Evidentemente, tanto por la necesidad ética de recuperar una existencia mínimamente honesta como por pura necesidad material, hay que poner remedio radical a la descomposición moral y material del neoliberalismo. Y ese objetivo fundamental solamente resulta alcanzable mediante una estructura de distancias cortas en todas las vertientes de la vida de los pueblos. Es urgente primar una práctica política de proximidad, una economía de cercanías, una cultura participada ajena al puro espectáculo. Estamos, pues, llamados a la eliminación de los aparatos que nos proyectan cotidianamente hacia horizontes en los que no podemos intervenir. La liquidación de los Estados contemporáneos es una de las tareas que las masas, revalorizadas en un marco auténticamente nacional, han de abordar preferentemente. Superado el actual Estado-nación como máxima expresión de gobierno, o sustituido por otras estructuras de proximidad, el funesto eslabón estatal con los lejanos poderes que manipulan la existencia humana al margen de todo control político popular se debilitaría sensiblemente.

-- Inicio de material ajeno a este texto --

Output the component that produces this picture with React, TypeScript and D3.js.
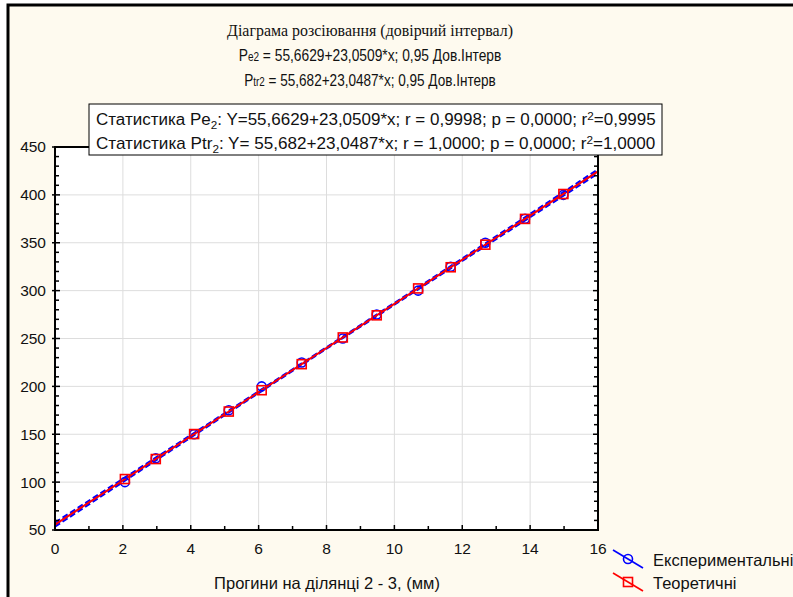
import React, { useLayoutEffect, useRef, useState } from 'react';
import * as d3 from 'd3';

// Statistica-style scatter: experimental vs theoretical load over deflection,
// with fitted lines and a narrow confidence band for the experimental fit.

const W = 793;
const H = 597;

const deflection = [2.06, 2.97, 4.1, 5.12, 6.09, 7.27, 8.48, 9.48, 10.7, 11.66, 12.68, 13.85, 14.98];
const pExperimental = [100, 125, 150, 175, 200, 225, 250, 275, 300, 325, 350, 375, 400];
const pTheoretical = [103.2, 124.1, 150.2, 173.7, 196.0, 223.2, 251.1, 274.2, 302.3, 324.4, 348.0, 374.9, 400.9];

// fitted coefficients as printed on the chart
const fitExp = { a: 55.6629, b: 23.0509 };
const fitTheor = { a: 55.682, b: 23.0487 };

const bandX = [0, 4, 8, 12, 16];
const bandHalf = [2.2, 1.3, 0.8, 1.3, 2.2];

const xDomain: [number, number] = [0, 16];
const yDomain: [number, number] = [50, 450];

const FONT = "'Liberation Sans', Arial, sans-serif";
const SERIF = "'Liberation Serif', 'Times New Roman', serif";
const BG = '#fefaef';

// squeezes a text horizontally to a target width (the original uses narrow fonts)
function FitText({
  x,
  y,
  width,
  anchor = 'start',
  children,
  ...rest
}: {
  x: number;
  y: number;
  width: number;
  anchor?: 'start' | 'middle';
  children: React.ReactNode;
  [k: string]: unknown;
}) {
  const ref = useRef<SVGTextElement>(null);
  const [k, setK] = useState(1);
  useLayoutEffect(() => {
    if (!ref.current) return;
    const w = ref.current.getBBox().width;
    if (w > 0) setK(width / w);
  }, [width]);
  return (
    <g transform={`translate(${x},${y}) scale(${k},1)`}>
      <text ref={ref} x={0} y={0} dy="0.35em" textAnchor={anchor} {...rest}>
        {children}
      </text>
    </g>
  );
}

export default function App() {
  const x = d3.scaleLinear().domain(xDomain).range([55, 598]);
  const y = d3.scaleLinear().domain(yDomain).range([530, 147]);

  const xMajor = x.ticks(8);
  const xMinor = d3.range(0, 17, 1).filter((v) => v % 2 !== 0);
  const yMajor = y.ticks(8);
  const yMinor = d3.range(50, 451, 10).filter((v) => v % 50 !== 0);

  const line = d3
    .line<[number, number]>()
    .x((d) => x(d[0]))
    .y((d) => y(d[1]));
  const curve = d3
    .line<[number, number]>()
    .x((d) => x(d[0]))
    .y((d) => y(d[1]))
    .curve(d3.curveMonotoneX);

  const fitLine = (f: { a: number; b: number }) =>
    line(xDomain.map((v) => [v, f.a + f.b * v] as [number, number])) ?? '';
  const band = (sign: number) =>
    curve(bandX.map((v, i) => [v, fitExp.a + fitExp.b * v + sign * bandHalf[i]] as [number, number])) ?? '';

  const [x0, x1] = x.range();
  const [yb, yt] = y.range();

  return (
    <svg
      width={W}
      height={H}
      style={{ position: 'absolute', left: 0, top: 0, background: '#fff' }}
      fontFamily={FONT}
    >
      <rect x={8} y={5} width={W + 20} height={H + 20} fill={BG} stroke="#000" strokeWidth={3} />

      {/* titles */}
      <g fill="#111">
        <FitText x={370} y={30} width={286} anchor="middle" fontFamily={SERIF} fontSize={17}>
          Діаграма розсіювання (довірчий інтервал)
        </FitText>
        <FitText x={370} y={55} width={263} anchor="middle" fontSize={16.5}>
          P<tspan fontSize={12}>e2</tspan> = 55,6629+23,0509*x; 0,95 Дов.Інтерв
        </FitText>
        <FitText x={370} y={80} width={252} anchor="middle" fontSize={16.5}>
          P<tspan fontSize={12}>tr2</tspan> = 55,682+23,0487*x; 0,95 Дов.Інтерв
        </FitText>
      </g>

      {/* plot area */}
      <rect x={x0} y={yt} width={x1 - x0} height={yb - yt} fill="#fff" />
      <g stroke="#dddddd" strokeWidth={1}>
        {xMajor.slice(1, -1).map((v) => (
          <line key={`gx${v}`} x1={x(v)} x2={x(v)} y1={yt} y2={yb} />
        ))}
        {yMajor.slice(1, -1).map((v) => (
          <line key={`gy${v}`} x1={x0} x2={x1} y1={y(v)} y2={y(v)} />
        ))}
      </g>

      {/* fits */}
      <g fill="none" strokeWidth={2}>
        <path d={band(1)} stroke="#0000ff" strokeDasharray="6 3" />
        <path d={band(-1)} stroke="#0000ff" strokeDasharray="6 3" />
        <path d={fitLine(fitExp)} stroke="#0000ff" strokeDasharray="6 3" />
        <path d={fitLine(fitTheor)} stroke="#ff0000" />
      </g>

      {/* points */}
      <g fill="none" strokeWidth={1.6}>
        {deflection.map((v, i) => (
          <circle key={`e${i}`} cx={x(v)} cy={y(pExperimental[i])} r={4.5} stroke="#0000ff" />
        ))}
        {deflection.map((v, i) => (
          <rect
            key={`t${i}`}
            x={x(v) - 4.5}
            y={y(pTheoretical[i]) - 4.5}
            width={9}
            height={9}
            stroke="#ff0000"
          />
        ))}
      </g>

      {/* frame and ticks */}
      <g stroke="#000">
        <rect x={x0} y={yt} width={x1 - x0} height={yb - yt} fill="none" strokeWidth={2} />
        {xMajor.map((v) => (
          <line key={`tx${v}`} x1={x(v)} x2={x(v)} y1={yb} y2={yb - 5} strokeWidth={1.5} />
        ))}
        {xMinor.map((v) => (
          <line key={`mx${v}`} x1={x(v)} x2={x(v)} y1={yb} y2={yb - 4} strokeWidth={1.5} />
        ))}
        {yMajor.map((v) => (
          <g key={`ty${v}`} strokeWidth={1.5}>
            <line x1={x0 - 3} x2={x0 + 5} y1={y(v)} y2={y(v)} />
            <line x1={x1} x2={x1 - 5} y1={y(v)} y2={y(v)} />
          </g>
        ))}
        {yMinor.map((v) => (
          <g key={`my${v}`} strokeWidth={1.5}>
            <line x1={x0} x2={x0 + 4} y1={y(v)} y2={y(v)} />
            <line x1={x1} x2={x1 - 4} y1={y(v)} y2={y(v)} />
          </g>
        ))}
      </g>

      {/* tick labels */}
      <g fontSize={15.5} fill="#111">
        {yMajor.map((v) => (
          <text key={`ly${v}`} x={46} y={y(v)} dy="0.35em" textAnchor="end">
            {v}
          </text>
        ))}
        {xMajor.map((v) => (
          <text key={`lx${v}`} x={x(v)} y={549} dy="0.35em" textAnchor="middle">
            {v}
          </text>
        ))}
        <text x={327} y={583} dy="0.35em" textAnchor="middle" fontSize={16.5}>
          Прогини на ділянці 2 - 3, (мм)
        </text>
      </g>

      {/* statistics box */}
      <rect x={89} y={104} width={573} height={51} fill="#fff" stroke="#000" strokeWidth={1} />
      <g fontSize={16} fill="#111" style={{ whiteSpace: 'pre' }}>
        <FitText x={96} y={119} width={560}>
          Статистика Pe<tspan fontSize={11} dy={4}>2</tspan>
          <tspan dy={-4}>: Y=55,6629+23,0509*x;  r = 0,9998; p = 0,0000; r</tspan>
          <tspan fontSize={11} dy={-5}>2</tspan>
          <tspan dy={5}>=0,9995</tspan>
        </FitText>
        <FitText x={96} y={143} width={560}>
          Статистика Ptr<tspan fontSize={11} dy={4}>2</tspan>
          <tspan dy={-4}>: Y= 55,682+23,0487*x;  r = 1,0000; p = 0,0000; r</tspan>
          <tspan fontSize={11} dy={-5}>2</tspan>
          <tspan dy={5}>=1,0000</tspan>
        </FitText>
      </g>

      {/* legend */}
      <g strokeWidth={1.6} fill="none">
        <line x1={613} y1={550} x2={643} y2={568} stroke="#0000ff" />
        <circle cx={628} cy={559} r={4.5} stroke="#0000ff" />
        <line x1={613} y1={573} x2={643} y2={591} stroke="#ff0000" />
        <rect x={623.5} y={577.5} width={9} height={9} stroke="#ff0000" />
      </g>
      <g fontSize={16.5} fill="#111">
        <text x={653} y={560} dy="0.35em">Експериментальні</text>
        <text x={653} y={583} dy="0.35em">Теоретичні</text>
      </g>
    </svg>
  );
}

Resulta imposible pensar en una libertad auténtica de los ciudadanos cuando las decisiones fundamentales son tomadas a una distancia que el uomo qualunque no puede superar. En el juego trilero que se da entre los organismos internacionales, los poderes que los crean y sostienen y los vicarios Estados-nación es imposible que la calle tenga la más mínima oportunidad de autogobierno. Las mismas tecnologías que afirman estar al servicio de una comunicación universal sirven para producir una incomunicación insalvable en los espacios críticos. Esas tecnologías promoverían la libertad y la democracia si funcionaran con un control de proximidad por parte de la ciudadanía. Pero el monopolio fáctico con que funcionan introduce subrepticiamente toda clase de dominaciones. Los monopolios solamente pueden ser destruidos por una sociedad que apueste por las distancias cortas. Conseguir tal cosa es la misión histórica de las naciones sin Estado.